The court’s majority argued the dissenting justices were “wrong” to say Tuesday’s decision requires Maine to fund religious education, repeating a passage from the 2020 Montana decision: “As we held in Espinoza, a ‘State need not subsidize private education. But once a State decides to do so, it cannot disqualify some private schools solely because they are religious.’”

School choice advocates and religious groups nevertheless hailed the ruling as a significant step in a series of recent court decisions that have favored private education institutions.

“Today’s decision makes clear, once and for all, that the government may not bar parents from selecting religious schools within educational choice programs, whether because of their religious affiliation or the religious instruction they provide,” said Michael Bindas, an attorney for the Institute for Justice, a civil liberties law firm that brought the case to the high court alongside the conservative First Liberty Institute.

“Parents have a constitutional right to choose such schools for their children, and the court today held that a state cannot deny them that choice in programs that allow for other private options,” Bindas said in a statement.

Leaders of the National Education Association and American Federation of Teachers — top labor unions that sought to defend the Maine law in court — cast the ruling as an extreme decision that would promote radical education policy and undermine public schools.

“Forcing American taxpayers to fund private religious education — even when those private schools fail to meet education standards, intentionally discriminate against students, or use public funds to promote religious training, worship, and instruction — erodes the foundation of our democracy and harms students,” NEA President Becky Pringle said in a statement.
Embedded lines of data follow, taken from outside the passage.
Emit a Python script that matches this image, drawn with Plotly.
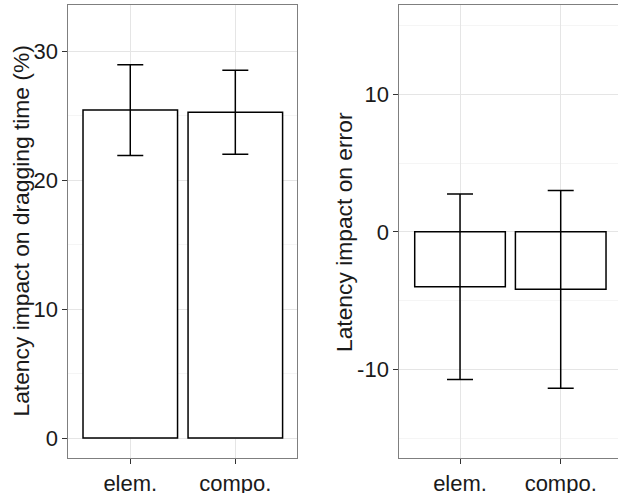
import plotly.graph_objects as go

categories = ["elem.", "compo."]

# Left panel: latency impact on dragging time (%)
drag_mean = [25.43, 25.25]
drag_upper = [28.94, 28.50]
drag_lower = [21.91, 22.00]

# Right panel: latency impact on error
err_mean = [-4.00, -4.17]
err_upper = [2.76, 3.01]
err_lower = [-10.73, -11.37]

left_ticks = [0, 10, 20, 30]
left_ticktext = ["0", "10", "20", "30"]
right_ticks = [-10, 0, 10]
right_ticktext = ["-10", "0", "10"]

W, H = 618, 493
FONT = "Liberation Sans, Arial, Helvetica, sans-serif"


def px_x(p):
    return p / W


def px_y(p):
    return 1 - p / H


def bar_trace(means, upper, lower, xa, ya):
    return go.Bar(
        x=categories, y=means, width=0.9,
        marker=dict(color="white", line=dict(color="black", width=1.5)),
        error_y=dict(type="data", symmetric=False,
                     array=[u - m for u, m in zip(upper, means)],
                     arrayminus=[m - l for m, l in zip(means, lower)],
                     color="black", thickness=1.5, width=13),
        xaxis=xa, yaxis=ya, showlegend=False, hoverinfo="skip",
    )


fig = go.Figure()
fig.add_trace(bar_trace(drag_mean, drag_upper, drag_lower, "x", "y"))
fig.add_trace(bar_trace(err_mean, err_upper, err_lower, "x2", "y2"))

ydom = [px_y(458.3), px_y(4.7)]

common_x = dict(
    type="category", showline=True, mirror=True, linecolor="#7f7f7f", linewidth=1,
    showgrid=True, gridcolor="#e5e5e5", gridwidth=1, automargin=False,
    ticks="outside", ticklen=5, tickcolor="#333333", tickwidth=1,
    tickfont=dict(family=FONT, size=22, color="#1a1a1a"), zeroline=False,
)
common_y = dict(
    showline=True, mirror=True, linecolor="#7f7f7f", linewidth=1,
    showgrid=True, gridcolor="#e5e5e5", gridwidth=1, automargin=False,
    minor=dict(dtick=5, showgrid=True, gridcolor="#f5f5f5", gridwidth=1, ticks=""),
    ticks="outside", ticklen=5, tickcolor="#333333", tickwidth=1,
    tickfont=dict(family=FONT, size=22, color="#1a1a1a"), zeroline=False,
    domain=ydom,
)

fig.update_layout(
    width=W, height=H,
    margin=dict(l=0, r=0, t=0, b=0, autoexpand=False),
    paper_bgcolor="white", plot_bgcolor="white",
    font=dict(family=FONT, size=22, color="#1a1a1a"),
    hovermode=False,
    xaxis=dict(common_x, domain=[px_x(68.3), px_x(297.3)], range=[-0.59, 1.59], anchor="y"),
    yaxis=dict(common_y, range=[-1.57, 33.59], tickvals=left_ticks,
               ticktext=left_ticktext, anchor="x"),
    xaxis2=dict(common_x, domain=[px_x(399.3), 1.0], range=[-0.603, 1.569], anchor="y2"),
    yaxis2=dict(common_y, mirror=False, range=[-16.47, 16.52], tickvals=right_ticks,
                ticktext=right_ticktext, anchor="x2"),
    annotations=[
        dict(text="Latency impact on dragging time (%)", textangle=-90,
             xref="paper", yref="paper", x=px_x(20), y=px_y(231.5),
             xanchor="center", yanchor="middle", showarrow=False,
             font=dict(family=FONT, size=22.8, color="#1a1a1a")),
        dict(text="Latency impact on error", textangle=-90,
             xref="paper", yref="paper", x=px_x(344), y=px_y(232),
             xanchor="center", yanchor="middle", showarrow=False,
             font=dict(family=FONT, size=22.8, color="#1a1a1a")),
    ],
)

fig.write_html(
    "out.html",
    config={"displayModeBar": False},
    post_script="document.body.style.margin='0px';document.body.style.padding='0px';",
)
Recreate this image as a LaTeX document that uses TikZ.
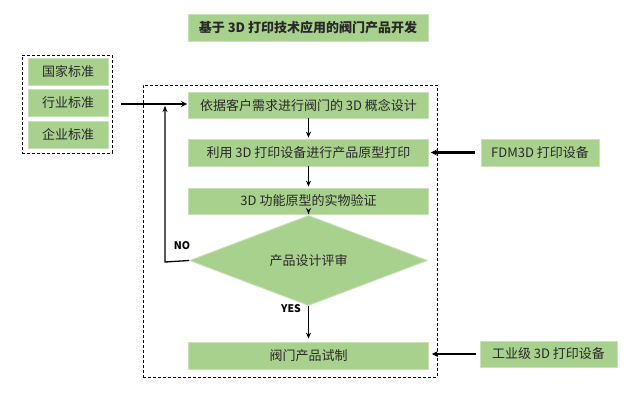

A national campaign sponsored by the Education Law Center and Southern Poverty Law Center meanwhile promised to pressure Maine’s legislature into repealing the state tuition program.

Still, the decision’s short-term reach appears to be limited — even if it creates new legal quandaries over the long term.

“Has anything enormous changed? No,” Derek Black, an education and civil rights professor at the University of South Carolina School of Law, said of Tuesday’s decision. “But what we are seeing is that all gray and ambiguous or open questions are being resolved to the benefit of religion.”

In the immediate aftermath, Black said the ruling poses serious challenges for states such as Maine and Vermont that have instituted private school voucher programs that prohibit funds from going to religious schools.

“It’s only affecting the states who say ‘We’re going to have a private program, but we want to keep public values in those private programs,’” Black said. More sweeping consequences could also lie in store.

Litigation is likely in the offing for governments that require religious schools to adhere to non-discriminatory admissions policies as part of school choice programs that use public funds. Advocates clamoring to fund religious-based charter schools with public money could harness the decision to raise money and attention for new court fights. And state governments could enact what Black described as “defensive policymaking” to avoid lawsuits.

“Not a single one of them wants to find themselves in federal district court, much less the Supreme Court,” Black said. “What decisions like this do is encourage states to create even more space and room for religion than the opinion itself did. What states do to avoid finding themselves in litigation could potentially be much broader.”

Juan Perez Jr. contributed to this report.